Raw records:
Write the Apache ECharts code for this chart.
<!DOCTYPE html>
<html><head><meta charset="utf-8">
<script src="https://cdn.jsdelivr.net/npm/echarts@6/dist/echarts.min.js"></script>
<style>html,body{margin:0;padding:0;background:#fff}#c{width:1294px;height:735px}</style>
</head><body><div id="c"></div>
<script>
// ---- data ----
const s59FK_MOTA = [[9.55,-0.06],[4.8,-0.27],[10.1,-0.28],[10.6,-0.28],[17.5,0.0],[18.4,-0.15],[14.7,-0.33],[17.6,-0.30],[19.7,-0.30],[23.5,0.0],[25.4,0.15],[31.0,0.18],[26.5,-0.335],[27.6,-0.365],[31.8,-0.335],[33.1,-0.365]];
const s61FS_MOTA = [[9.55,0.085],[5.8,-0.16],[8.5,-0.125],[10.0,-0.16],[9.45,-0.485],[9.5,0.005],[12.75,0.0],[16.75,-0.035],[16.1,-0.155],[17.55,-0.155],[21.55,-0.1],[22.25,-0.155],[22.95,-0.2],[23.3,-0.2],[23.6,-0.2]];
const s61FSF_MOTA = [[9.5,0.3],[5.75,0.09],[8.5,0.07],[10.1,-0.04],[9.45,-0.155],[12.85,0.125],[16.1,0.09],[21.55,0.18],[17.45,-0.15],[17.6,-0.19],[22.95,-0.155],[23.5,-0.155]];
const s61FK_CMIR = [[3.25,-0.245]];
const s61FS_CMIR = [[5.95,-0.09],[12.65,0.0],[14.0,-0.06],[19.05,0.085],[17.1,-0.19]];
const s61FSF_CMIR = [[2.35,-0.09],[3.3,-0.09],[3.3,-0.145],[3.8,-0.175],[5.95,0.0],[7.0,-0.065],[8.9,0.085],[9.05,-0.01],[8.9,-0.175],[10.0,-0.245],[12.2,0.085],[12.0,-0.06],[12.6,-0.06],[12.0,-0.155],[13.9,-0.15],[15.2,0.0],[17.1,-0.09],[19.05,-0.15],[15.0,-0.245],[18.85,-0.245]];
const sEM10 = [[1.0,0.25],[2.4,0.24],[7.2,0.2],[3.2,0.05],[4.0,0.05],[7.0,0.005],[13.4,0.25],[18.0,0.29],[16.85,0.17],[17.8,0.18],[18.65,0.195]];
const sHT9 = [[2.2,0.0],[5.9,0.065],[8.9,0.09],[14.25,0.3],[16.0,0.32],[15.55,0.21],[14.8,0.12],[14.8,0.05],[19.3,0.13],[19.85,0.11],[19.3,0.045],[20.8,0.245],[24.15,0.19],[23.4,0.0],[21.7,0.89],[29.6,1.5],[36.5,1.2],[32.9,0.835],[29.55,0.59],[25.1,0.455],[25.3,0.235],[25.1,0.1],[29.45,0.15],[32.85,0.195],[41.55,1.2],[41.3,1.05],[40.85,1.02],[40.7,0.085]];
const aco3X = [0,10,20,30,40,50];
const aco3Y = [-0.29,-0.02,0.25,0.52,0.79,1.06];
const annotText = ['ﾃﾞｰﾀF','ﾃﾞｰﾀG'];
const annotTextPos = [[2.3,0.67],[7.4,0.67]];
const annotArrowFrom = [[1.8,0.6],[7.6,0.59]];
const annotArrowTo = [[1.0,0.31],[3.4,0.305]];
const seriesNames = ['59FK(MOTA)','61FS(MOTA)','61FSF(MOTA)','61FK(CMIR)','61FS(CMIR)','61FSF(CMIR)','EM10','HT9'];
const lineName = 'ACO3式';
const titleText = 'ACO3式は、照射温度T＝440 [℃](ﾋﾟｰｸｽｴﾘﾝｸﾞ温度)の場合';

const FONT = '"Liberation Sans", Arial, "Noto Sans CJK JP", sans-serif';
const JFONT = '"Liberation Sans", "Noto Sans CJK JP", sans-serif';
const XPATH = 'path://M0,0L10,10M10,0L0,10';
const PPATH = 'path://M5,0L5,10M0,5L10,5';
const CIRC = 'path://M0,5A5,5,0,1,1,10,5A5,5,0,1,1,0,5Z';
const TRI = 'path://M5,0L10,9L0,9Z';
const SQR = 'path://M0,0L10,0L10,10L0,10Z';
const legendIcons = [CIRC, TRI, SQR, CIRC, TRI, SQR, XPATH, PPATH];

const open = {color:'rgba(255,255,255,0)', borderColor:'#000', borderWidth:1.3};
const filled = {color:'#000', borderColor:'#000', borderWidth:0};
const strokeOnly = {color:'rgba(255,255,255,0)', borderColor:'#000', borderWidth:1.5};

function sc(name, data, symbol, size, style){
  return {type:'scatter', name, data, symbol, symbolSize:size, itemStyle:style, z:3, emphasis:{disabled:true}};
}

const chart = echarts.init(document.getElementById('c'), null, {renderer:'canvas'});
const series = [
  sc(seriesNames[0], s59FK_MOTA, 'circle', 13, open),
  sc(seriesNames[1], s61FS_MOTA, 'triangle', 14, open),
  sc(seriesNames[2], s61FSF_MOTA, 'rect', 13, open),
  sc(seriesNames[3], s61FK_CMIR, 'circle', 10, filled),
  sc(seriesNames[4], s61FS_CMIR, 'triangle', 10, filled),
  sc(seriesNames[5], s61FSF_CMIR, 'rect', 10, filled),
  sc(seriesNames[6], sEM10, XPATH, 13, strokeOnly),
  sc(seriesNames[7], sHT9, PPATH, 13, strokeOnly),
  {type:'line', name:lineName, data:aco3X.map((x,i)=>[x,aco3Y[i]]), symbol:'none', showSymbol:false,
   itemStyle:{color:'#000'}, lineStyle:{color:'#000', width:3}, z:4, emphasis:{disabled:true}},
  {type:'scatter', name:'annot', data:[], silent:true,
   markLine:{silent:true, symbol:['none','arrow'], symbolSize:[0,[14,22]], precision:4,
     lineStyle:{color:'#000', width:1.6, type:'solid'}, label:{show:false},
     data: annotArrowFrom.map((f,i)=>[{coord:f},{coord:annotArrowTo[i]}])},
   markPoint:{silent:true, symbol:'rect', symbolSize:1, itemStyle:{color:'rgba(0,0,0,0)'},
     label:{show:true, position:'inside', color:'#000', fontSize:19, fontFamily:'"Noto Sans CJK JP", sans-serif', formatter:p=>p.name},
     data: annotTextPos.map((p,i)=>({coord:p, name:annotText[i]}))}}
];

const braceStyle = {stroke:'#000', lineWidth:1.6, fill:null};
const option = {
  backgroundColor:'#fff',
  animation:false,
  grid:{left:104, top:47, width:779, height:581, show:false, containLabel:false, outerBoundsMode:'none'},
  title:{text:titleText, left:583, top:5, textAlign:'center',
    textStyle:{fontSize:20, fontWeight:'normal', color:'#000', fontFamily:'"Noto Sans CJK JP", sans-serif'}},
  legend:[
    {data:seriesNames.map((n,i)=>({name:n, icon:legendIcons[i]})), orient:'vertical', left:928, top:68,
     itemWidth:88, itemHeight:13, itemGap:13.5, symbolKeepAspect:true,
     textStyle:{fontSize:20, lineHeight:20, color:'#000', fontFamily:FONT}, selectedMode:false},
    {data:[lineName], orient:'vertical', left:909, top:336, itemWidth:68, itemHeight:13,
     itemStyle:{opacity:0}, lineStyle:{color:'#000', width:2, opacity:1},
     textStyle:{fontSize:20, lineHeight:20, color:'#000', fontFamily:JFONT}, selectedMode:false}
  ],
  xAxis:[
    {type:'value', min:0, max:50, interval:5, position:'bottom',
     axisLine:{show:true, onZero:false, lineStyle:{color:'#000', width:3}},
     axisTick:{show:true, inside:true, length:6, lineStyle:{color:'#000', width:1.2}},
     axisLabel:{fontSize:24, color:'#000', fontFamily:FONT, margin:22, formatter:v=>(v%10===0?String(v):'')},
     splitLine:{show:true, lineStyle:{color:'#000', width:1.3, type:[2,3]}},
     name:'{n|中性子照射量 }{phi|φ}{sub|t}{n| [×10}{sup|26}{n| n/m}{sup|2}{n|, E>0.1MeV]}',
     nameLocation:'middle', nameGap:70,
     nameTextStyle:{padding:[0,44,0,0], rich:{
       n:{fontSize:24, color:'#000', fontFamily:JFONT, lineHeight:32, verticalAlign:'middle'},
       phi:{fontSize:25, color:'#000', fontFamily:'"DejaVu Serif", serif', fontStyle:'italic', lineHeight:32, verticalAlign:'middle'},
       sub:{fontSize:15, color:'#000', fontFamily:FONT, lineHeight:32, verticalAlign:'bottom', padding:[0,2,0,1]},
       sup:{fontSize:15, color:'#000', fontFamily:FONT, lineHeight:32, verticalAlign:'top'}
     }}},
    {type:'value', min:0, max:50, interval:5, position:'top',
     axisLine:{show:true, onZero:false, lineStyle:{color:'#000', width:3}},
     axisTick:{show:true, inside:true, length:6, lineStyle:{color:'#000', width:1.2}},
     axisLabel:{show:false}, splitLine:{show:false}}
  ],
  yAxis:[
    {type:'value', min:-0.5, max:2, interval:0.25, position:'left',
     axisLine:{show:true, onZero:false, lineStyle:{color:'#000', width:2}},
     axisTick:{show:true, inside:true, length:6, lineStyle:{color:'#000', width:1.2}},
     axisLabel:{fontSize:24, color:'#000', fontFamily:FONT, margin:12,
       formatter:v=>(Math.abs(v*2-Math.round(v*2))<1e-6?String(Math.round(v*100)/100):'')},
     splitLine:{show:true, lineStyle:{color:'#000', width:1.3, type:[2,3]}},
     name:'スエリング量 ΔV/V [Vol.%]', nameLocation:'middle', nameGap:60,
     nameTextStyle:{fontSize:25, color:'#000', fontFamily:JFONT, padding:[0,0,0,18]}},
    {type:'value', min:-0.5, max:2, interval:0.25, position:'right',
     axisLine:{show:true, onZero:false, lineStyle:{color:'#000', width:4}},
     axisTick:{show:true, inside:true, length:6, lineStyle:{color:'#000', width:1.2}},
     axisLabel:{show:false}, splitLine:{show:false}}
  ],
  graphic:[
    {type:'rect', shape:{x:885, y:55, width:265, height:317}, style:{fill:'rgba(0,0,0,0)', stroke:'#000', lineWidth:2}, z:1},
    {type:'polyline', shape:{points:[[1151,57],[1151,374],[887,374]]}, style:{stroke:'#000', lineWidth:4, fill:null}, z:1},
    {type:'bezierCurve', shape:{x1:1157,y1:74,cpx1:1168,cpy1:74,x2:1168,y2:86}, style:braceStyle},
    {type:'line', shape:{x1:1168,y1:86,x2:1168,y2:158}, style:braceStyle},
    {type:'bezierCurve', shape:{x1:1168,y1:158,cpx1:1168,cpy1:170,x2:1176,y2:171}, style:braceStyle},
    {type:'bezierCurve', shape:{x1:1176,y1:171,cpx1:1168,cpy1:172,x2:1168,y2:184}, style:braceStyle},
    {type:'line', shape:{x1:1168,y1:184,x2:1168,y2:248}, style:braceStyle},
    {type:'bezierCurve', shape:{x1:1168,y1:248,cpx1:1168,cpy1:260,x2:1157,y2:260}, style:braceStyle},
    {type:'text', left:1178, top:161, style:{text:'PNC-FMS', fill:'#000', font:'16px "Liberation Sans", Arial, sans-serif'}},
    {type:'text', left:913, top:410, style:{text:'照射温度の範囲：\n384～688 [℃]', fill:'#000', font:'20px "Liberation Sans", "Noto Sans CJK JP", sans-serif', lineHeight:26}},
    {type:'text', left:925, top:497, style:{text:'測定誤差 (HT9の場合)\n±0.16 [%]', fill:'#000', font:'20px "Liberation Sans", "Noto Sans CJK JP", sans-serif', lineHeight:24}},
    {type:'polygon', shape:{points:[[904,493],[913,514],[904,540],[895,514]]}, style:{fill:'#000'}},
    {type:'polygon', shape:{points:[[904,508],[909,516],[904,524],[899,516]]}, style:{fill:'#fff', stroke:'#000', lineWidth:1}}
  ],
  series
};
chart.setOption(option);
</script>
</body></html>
---
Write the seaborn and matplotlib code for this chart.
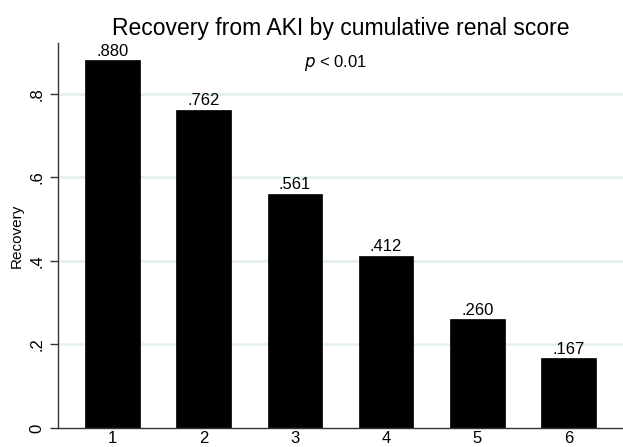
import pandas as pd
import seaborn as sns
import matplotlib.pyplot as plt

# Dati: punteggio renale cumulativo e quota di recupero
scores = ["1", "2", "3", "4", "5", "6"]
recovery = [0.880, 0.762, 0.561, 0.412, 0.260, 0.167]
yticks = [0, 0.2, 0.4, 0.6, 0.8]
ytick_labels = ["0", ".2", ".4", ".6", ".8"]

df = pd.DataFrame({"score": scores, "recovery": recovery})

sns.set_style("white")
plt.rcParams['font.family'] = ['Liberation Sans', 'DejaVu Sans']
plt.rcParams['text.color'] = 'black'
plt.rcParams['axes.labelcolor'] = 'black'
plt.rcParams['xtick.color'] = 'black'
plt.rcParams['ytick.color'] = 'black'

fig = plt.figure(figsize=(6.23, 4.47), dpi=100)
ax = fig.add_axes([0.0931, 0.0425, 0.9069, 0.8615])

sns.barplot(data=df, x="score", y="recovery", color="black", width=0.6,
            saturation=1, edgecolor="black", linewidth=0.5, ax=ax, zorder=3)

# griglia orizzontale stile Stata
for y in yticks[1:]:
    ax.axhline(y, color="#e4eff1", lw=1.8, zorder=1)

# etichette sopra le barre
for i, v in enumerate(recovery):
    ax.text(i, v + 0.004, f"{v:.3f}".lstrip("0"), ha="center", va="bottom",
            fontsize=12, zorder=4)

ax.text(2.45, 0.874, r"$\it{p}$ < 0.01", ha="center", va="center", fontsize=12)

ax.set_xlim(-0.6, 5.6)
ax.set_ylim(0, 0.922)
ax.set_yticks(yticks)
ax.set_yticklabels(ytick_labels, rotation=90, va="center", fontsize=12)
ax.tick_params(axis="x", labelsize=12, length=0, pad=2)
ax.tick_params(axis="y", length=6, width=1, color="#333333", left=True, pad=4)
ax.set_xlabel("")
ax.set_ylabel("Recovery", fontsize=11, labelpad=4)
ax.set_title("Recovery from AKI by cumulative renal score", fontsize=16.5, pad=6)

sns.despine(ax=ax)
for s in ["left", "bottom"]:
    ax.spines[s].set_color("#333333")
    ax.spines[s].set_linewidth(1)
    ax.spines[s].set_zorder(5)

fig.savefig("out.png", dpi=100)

What the task requires:
Take the stretch from the line containing "Write the seaborn" through the line containing "linewidth=0.5, ax=ax, zorder=3)" and reproduce it exactly, both ends included. Omit the pictures.

The solution:
Write the seaborn and matplotlib code for this chart.
import pandas as pd
import seaborn as sns
import matplotlib.pyplot as plt

# Dati: punteggio renale cumulativo e quota di recupero
scores = ["1", "2", "3", "4", "5", "6"]
recovery = [0.880, 0.762, 0.561, 0.412, 0.260, 0.167]
yticks = [0, 0.2, 0.4, 0.6, 0.8]
ytick_labels = ["0", ".2", ".4", ".6", ".8"]

df = pd.DataFrame({"score": scores, "recovery": recovery})

sns.set_style("white")
plt.rcParams['font.family'] = ['Liberation Sans', 'DejaVu Sans']
plt.rcParams['text.color'] = 'black'
plt.rcParams['axes.labelcolor'] = 'black'
plt.rcParams['xtick.color'] = 'black'
plt.rcParams['ytick.color'] = 'black'

fig = plt.figure(figsize=(6.23, 4.47), dpi=100)
ax = fig.add_axes([0.0931, 0.0425, 0.9069, 0.8615])

sns.barplot(data=df, x="score", y="recovery", color="black", width=0.6,
            saturation=1, edgecolor="black", linewidth=0.5, ax=ax, zorder=3)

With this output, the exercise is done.